OBJECTIVE: The listing below begins with the first line you should copy; stop after the line containing "from bokeh.resources import INLINE", and drop every picture.

Recorded data:
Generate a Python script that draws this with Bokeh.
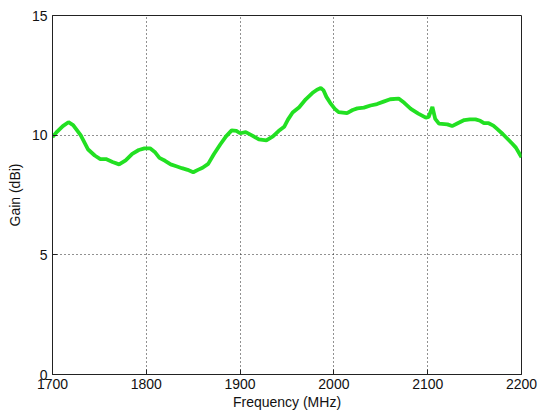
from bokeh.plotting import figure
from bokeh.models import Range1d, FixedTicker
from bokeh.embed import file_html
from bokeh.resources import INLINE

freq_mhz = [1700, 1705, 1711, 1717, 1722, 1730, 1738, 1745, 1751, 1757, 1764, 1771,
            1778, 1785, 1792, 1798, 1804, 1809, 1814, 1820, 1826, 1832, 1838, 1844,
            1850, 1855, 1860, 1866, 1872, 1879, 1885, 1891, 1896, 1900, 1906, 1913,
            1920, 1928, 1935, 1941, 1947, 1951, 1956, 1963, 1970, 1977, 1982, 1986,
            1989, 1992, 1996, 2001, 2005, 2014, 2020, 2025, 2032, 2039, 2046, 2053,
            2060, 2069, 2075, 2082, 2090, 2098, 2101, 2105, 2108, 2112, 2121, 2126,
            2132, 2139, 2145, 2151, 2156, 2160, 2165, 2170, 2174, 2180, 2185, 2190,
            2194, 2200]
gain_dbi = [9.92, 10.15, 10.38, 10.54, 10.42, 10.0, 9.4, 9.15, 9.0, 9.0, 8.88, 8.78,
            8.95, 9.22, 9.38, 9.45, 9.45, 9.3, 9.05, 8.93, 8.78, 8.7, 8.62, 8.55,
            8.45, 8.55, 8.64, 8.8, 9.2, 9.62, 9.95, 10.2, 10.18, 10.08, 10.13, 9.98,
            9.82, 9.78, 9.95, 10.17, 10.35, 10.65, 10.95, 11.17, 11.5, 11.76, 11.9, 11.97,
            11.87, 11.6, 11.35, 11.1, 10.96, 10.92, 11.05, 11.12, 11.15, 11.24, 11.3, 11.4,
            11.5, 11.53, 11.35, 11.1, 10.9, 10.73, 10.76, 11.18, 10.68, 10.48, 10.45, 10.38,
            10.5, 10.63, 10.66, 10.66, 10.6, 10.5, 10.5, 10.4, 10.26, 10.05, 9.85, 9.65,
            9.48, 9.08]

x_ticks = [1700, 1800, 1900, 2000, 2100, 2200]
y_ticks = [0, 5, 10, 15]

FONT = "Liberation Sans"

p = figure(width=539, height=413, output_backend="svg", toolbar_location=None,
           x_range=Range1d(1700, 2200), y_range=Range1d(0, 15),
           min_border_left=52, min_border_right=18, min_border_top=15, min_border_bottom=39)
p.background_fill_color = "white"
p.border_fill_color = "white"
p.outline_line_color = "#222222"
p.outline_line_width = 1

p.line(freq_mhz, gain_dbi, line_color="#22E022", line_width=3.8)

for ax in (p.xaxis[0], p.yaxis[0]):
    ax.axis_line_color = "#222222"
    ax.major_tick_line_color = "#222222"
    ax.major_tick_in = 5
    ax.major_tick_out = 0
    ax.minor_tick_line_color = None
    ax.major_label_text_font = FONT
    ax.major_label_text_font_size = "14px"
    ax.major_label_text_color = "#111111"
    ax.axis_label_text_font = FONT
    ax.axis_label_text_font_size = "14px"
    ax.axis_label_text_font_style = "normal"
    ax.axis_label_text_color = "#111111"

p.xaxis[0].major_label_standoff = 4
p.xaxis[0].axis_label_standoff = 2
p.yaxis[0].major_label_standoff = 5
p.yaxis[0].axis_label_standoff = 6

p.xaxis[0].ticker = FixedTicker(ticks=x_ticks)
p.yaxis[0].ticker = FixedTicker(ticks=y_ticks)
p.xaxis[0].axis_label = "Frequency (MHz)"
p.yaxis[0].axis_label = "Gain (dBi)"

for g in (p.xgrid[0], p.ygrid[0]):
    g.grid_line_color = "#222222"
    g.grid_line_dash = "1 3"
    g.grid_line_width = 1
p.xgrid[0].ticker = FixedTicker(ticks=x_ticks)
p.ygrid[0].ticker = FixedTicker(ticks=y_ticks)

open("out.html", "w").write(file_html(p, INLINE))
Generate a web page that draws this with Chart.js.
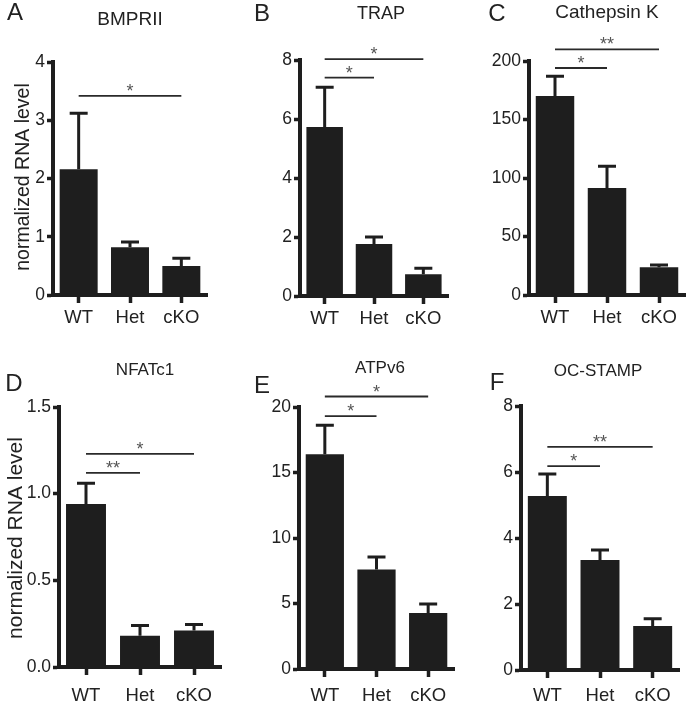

OUTPUT FOR THIS EXERCISE:
Generate a Python script that draws this with Bokeh.
from bokeh.plotting import figure
from bokeh.models import Range1d, FixedTicker
from bokeh.embed import file_html
from bokeh.resources import INLINE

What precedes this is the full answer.